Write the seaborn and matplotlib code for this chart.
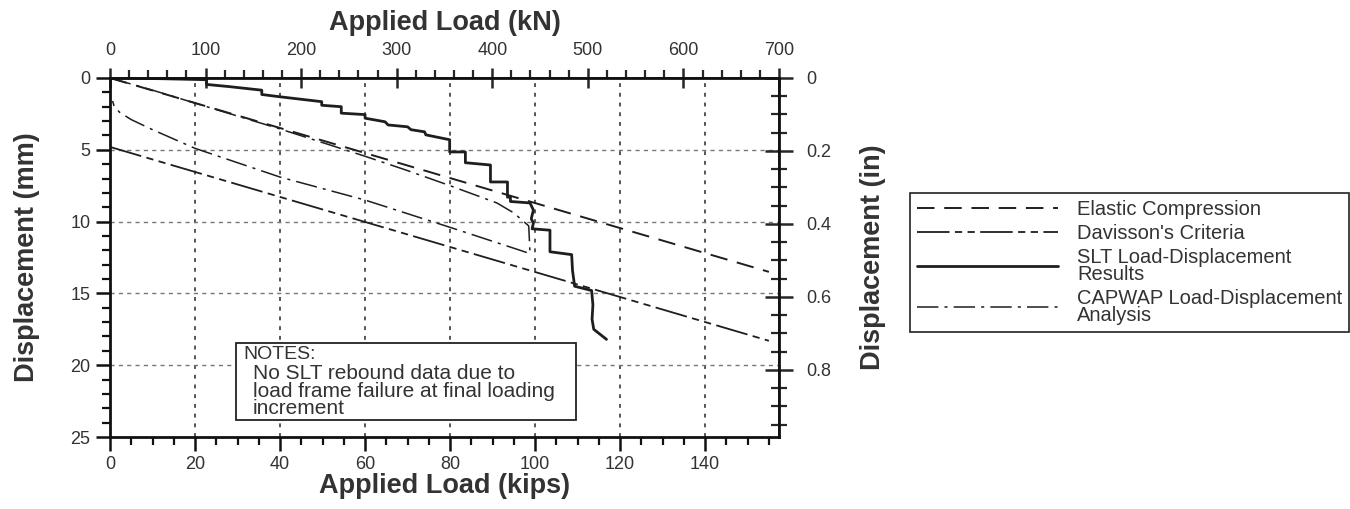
::::::::::
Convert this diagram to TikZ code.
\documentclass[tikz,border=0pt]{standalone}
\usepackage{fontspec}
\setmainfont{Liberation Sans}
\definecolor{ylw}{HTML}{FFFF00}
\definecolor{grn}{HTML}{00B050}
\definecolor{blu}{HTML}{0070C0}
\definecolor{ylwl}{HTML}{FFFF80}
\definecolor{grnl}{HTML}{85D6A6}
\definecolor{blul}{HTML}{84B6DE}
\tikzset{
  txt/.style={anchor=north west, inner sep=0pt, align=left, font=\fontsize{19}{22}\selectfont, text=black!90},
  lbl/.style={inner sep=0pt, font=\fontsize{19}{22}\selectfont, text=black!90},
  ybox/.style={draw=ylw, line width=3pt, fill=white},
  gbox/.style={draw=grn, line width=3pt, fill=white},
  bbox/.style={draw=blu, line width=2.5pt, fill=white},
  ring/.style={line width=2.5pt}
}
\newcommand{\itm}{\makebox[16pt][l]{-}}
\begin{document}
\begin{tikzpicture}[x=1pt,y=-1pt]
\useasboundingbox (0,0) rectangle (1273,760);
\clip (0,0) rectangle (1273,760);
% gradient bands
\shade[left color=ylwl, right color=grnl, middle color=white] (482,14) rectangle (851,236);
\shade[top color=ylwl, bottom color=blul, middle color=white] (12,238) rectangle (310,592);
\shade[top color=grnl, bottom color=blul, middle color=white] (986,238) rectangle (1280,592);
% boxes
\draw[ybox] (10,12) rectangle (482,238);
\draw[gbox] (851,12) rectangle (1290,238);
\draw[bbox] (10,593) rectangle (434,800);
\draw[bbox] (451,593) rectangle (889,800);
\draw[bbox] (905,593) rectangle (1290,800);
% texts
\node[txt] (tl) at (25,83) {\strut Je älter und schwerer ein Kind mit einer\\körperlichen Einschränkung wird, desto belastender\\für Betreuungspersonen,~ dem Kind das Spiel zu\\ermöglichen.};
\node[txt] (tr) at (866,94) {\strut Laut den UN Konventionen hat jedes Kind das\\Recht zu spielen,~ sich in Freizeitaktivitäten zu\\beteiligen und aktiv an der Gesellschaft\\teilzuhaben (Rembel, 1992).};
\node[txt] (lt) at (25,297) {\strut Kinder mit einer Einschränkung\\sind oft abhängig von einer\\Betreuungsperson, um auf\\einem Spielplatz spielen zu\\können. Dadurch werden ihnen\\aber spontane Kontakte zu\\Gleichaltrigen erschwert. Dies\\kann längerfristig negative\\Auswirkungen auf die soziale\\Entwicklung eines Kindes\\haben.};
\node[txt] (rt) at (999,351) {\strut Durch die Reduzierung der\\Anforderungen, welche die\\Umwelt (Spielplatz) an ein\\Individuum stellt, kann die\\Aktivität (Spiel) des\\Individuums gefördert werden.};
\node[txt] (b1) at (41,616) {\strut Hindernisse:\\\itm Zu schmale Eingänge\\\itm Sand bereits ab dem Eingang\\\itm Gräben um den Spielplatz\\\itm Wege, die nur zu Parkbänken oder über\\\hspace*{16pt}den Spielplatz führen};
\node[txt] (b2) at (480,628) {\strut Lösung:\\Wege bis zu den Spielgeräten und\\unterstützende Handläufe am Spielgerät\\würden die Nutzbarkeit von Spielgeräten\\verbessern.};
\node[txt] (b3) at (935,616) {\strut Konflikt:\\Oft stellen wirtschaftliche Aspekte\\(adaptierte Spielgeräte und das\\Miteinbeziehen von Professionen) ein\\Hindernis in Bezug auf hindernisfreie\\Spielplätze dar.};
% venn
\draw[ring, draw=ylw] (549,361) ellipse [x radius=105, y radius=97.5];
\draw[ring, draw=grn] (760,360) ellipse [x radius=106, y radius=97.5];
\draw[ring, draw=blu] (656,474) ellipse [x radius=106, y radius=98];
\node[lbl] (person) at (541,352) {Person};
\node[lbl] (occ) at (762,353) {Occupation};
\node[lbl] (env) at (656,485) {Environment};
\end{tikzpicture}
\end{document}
::::::::::
• WHAT IS EXPECTED:
Looking at the records above, report how many lines contain the word "this". Answer with the number only.

• FINAL RESULT:
2